En Los mandarines, Ana, Paula, Nadine, Lucía y Josette se las arreglan como pueden con sus cuerpos, y en general se las arreglan mal. Ana lo niega hasta que conoce a Lewis. Por él pierde la cabeza y encuentra su cuerpo, su cuerpo de mujer, no ya la manifestación material de un abstracto “existente”. Ese descubrimiento la arranca del orden y la arroja en el caos. Para Paula, su propio cuerpo, que alguna vez fue hermoso y enamoró a Enrique, es el límite de su mundo. La imposibilidad de darse otro horizonte la enloquece. Nadine, por su parte, cree que su cuerpo es desagradable, y actúa en consecuencia: “Soy fea y todo el tiempo hago cosas feas”, dice. Lucía hace de su cuerpo un mero instrumento de transacción comercial y Josette se siente humillada por su belleza, a la que culpa de haberle causado más desdicha que felicidad.
Los padecimientos, las trampas y las falsas opciones que acechan a estas mujeres ficticias no han sido superados del todo en la vida real, y allí radica su actualidad. En la vida real y actual, ¿qué mujer no aspira a que su cuerpo sea percibido como la irradiación de su subjetividad, pero también, y al mismo tiempo, deseable como objeto de amor? En la búsqueda de un equilibrio entre ambos extremos la mujer sigue consumiendo una importante cantidad de energía.
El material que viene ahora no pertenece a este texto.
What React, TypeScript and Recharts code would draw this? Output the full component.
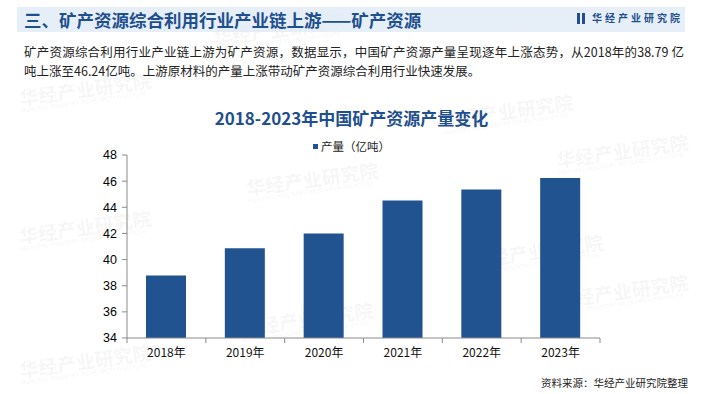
import React from "react";
import {
  BarChart,
  Bar,
  XAxis,
  YAxis,
} from "recharts";

// values
const years = ["2018年", "2019年", "2020年", "2021年", "2022年", "2023年"];
const output = [38.79, 40.86, 41.99, 44.52, 45.36, 46.24];
const yTicks = [34, 36, 38, 40, 42, 44, 46, 48];
const seriesName = "产量（亿吨）";

const chartData = years.map((year, i) => ({ year, output: output[i] }));

const W = 703;
const H = 394;
const PLOT_LEFT = 127;
const PLOT_RIGHT = 600;
const PLOT_TOP = 155;
const PLOT_BOTTOM = 338;
const STEP = (PLOT_RIGHT - PLOT_LEFT) / years.length;

const BLUE = "#1f4f8e";
const BAR = "#215391";
const AXIS = "#8a8a8a";
const CJK = '"Noto Sans CJK SC", "Noto Sans", sans-serif';
const LATIN = '"Liberation Sans", Arial, sans-serif';

const watermarks = [
  { x: 18, y: 88 },
  { x: 212, y: 28 },
  { x: 245, y: 178 },
  { x: 440, y: 110 },
  { x: 18, y: 226 },
  { x: 470, y: 250 },
  { x: 240, y: 318 },
  { x: 18, y: 360 },
  { x: 555, y: 150 },
  { x: 555, y: 290 },
];

function XTick(props: any) {
  const { x, y, payload, index } = props;
  return (
    <g>
      <line x1={x - STEP / 2} x2={x - STEP / 2} y1={y} y2={y + 5} stroke={AXIS} />
      {index === years.length - 1 && (
        <line x1={x + STEP / 2} x2={x + STEP / 2} y1={y} y2={y + 5} stroke={AXIS} />
      )}
      <text
        x={x}
        y={y + 19}
        textAnchor="middle"
        fill="#111"
        fontSize={12}
        fontFamily={CJK}
      >
        {payload.value}
      </text>
    </g>
  );
}

export default function App() {
  return (
    <div
      style={{
        position: "relative",
        width: W,
        height: H,
        background: "#fff",
        overflow: "hidden",
        fontFamily: CJK,
      }}
    >
      <style>{"body{margin:0}"}</style>

      {/* watermarks */}
      {watermarks.map((w, i) => (
        <div
          key={i}
          style={{
            position: "absolute",
            left: w.x,
            top: w.y,
            transform: "rotate(-8deg)",
            transformOrigin: "left top",
            color: "rgba(120,120,120,0.07)",
            fontWeight: 700,
            fontSize: 19,
            lineHeight: "20px",
            whiteSpace: "nowrap",
          }}
        >
          华经产业研究院
          <div style={{ fontSize: 6, lineHeight: "7px", fontFamily: LATIN }}>
            HUAJING INDUSTRY RESEARCH INSTITUTE
          </div>
        </div>
      ))}

      {/* header band */}
      <div
        style={{
          position: "absolute",
          left: 17,
          top: 7,
          width: 668,
          height: 25,
          background: "rgba(222,233,246,0.75)",
        }}
      />
      <div
        style={{
          position: "absolute",
          left: 24,
          top: 7,
          height: 25,
          lineHeight: "25px",
          fontSize: 17.5,
          fontWeight: 700,
          color: BLUE,
          whiteSpace: "nowrap",
        }}
      >
        三、矿产资源综合利用行业产业链上游——矿产资源
      </div>
      <div
        style={{
          position: "absolute",
          left: 577,
          top: 11,
          height: 14,
          lineHeight: "14px",
          fontSize: 10,
          fontWeight: 700,
          color: BLUE,
          letterSpacing: 3,
          whiteSpace: "nowrap",
          display: "flex",
          alignItems: "center",
        }}
      >
        <span
          style={{
            display: "inline-block",
            width: 3,
            height: 11,
            background: BLUE,
            marginRight: 2,
          }}
        />
        <span
          style={{
            display: "inline-block",
            width: 3,
            height: 11,
            background: BLUE,
            marginRight: 7,
          }}
        />
        华经产业研究院
      </div>

      {/* intro text */}
      <div
        style={{
          position: "absolute",
          left: 24,
          top: 42,
          width: 660,
          fontSize: 12.5,
          lineHeight: "19px",
          color: "#222",
        }}
      >
        <div style={{ textAlign: "justify", textAlignLast: "justify" }}>
          矿产资源综合利用行业产业链上游为矿产资源，数据显示，中国矿产资源产量呈现逐年上涨态势，从2018年的38.79 亿
        </div>
        <div>吨上涨至46.24亿吨。上游原材料的产量上涨带动矿产资源综合利用行业快速发展。</div>
      </div>

      {/* chart title */}
      <div
        style={{
          position: "absolute",
          left: 0,
          top: 106,
          width: W,
          textAlign: "center",
          fontSize: 17,
          lineHeight: "24px",
          fontWeight: 700,
          color: BLUE,
        }}
      >
        2018-2023年中国矿产资源产量变化
      </div>

      {/* legend */}
      <div
        style={{
          position: "absolute",
          left: 0,
          top: 138,
          width: W,
          display: "flex",
          justifyContent: "center",
          alignItems: "center",
          fontSize: 11.5,
          lineHeight: "16px",
          color: "#222",
        }}
      >
        <span
          style={{
            display: "inline-block",
            width: 5,
            height: 5,
            background: BAR,
            marginRight: 3,
          }}
        />
        {seriesName}
      </div>

      <div style={{ position: "absolute", left: 0, top: 0 }}>
        <BarChart
          width={W}
          height={H}
          data={chartData}
          margin={{ top: PLOT_TOP, right: W - PLOT_RIGHT, bottom: H - PLOT_BOTTOM - 30, left: 0 }}
        >
          <XAxis
            dataKey="year"
            height={30}
            tickSize={0}
            tickMargin={0}
            tickLine={false}
            axisLine={{ stroke: AXIS }}
            tick={<XTick />}
            interval={0}
          />
          <YAxis
            width={PLOT_LEFT}
            domain={[34, 48]}
            ticks={yTicks}
            allowDataOverflow
            tickSize={5}
            tickMargin={5}
            axisLine={{ stroke: AXIS }}
            tickLine={{ stroke: AXIS }}
            tick={{ fill: "#000", fontSize: 12.5, fontFamily: LATIN }}
          />
          <Bar
            dataKey="output"
            name={seriesName}
            fill={BAR}
            barSize={40}
            isAnimationActive={false}
          />
        </BarChart>
      </div>

      {/* source */}
      <div
        style={{
          position: "absolute",
          left: 541,
          top: 376,
          fontSize: 10.5,
          lineHeight: "14px",
          color: "#222",
          whiteSpace: "nowrap",
        }}
      >
        资料来源：华经产业研究院整理
      </div>
    </div>
  );
}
El legado de De Beauvoir, mujer de acción y de reflexión, invita a interrogarse acerca de cómo y en qué sentido obrar hoy. “Conservar y repetir el mundo tal cual es no parece ni deseable ni posible”, sostiene en El segundo sexo. Pero “para cambiar la faz del mundo en primer lugar uno tiene que estar sólidamente anclado en él”.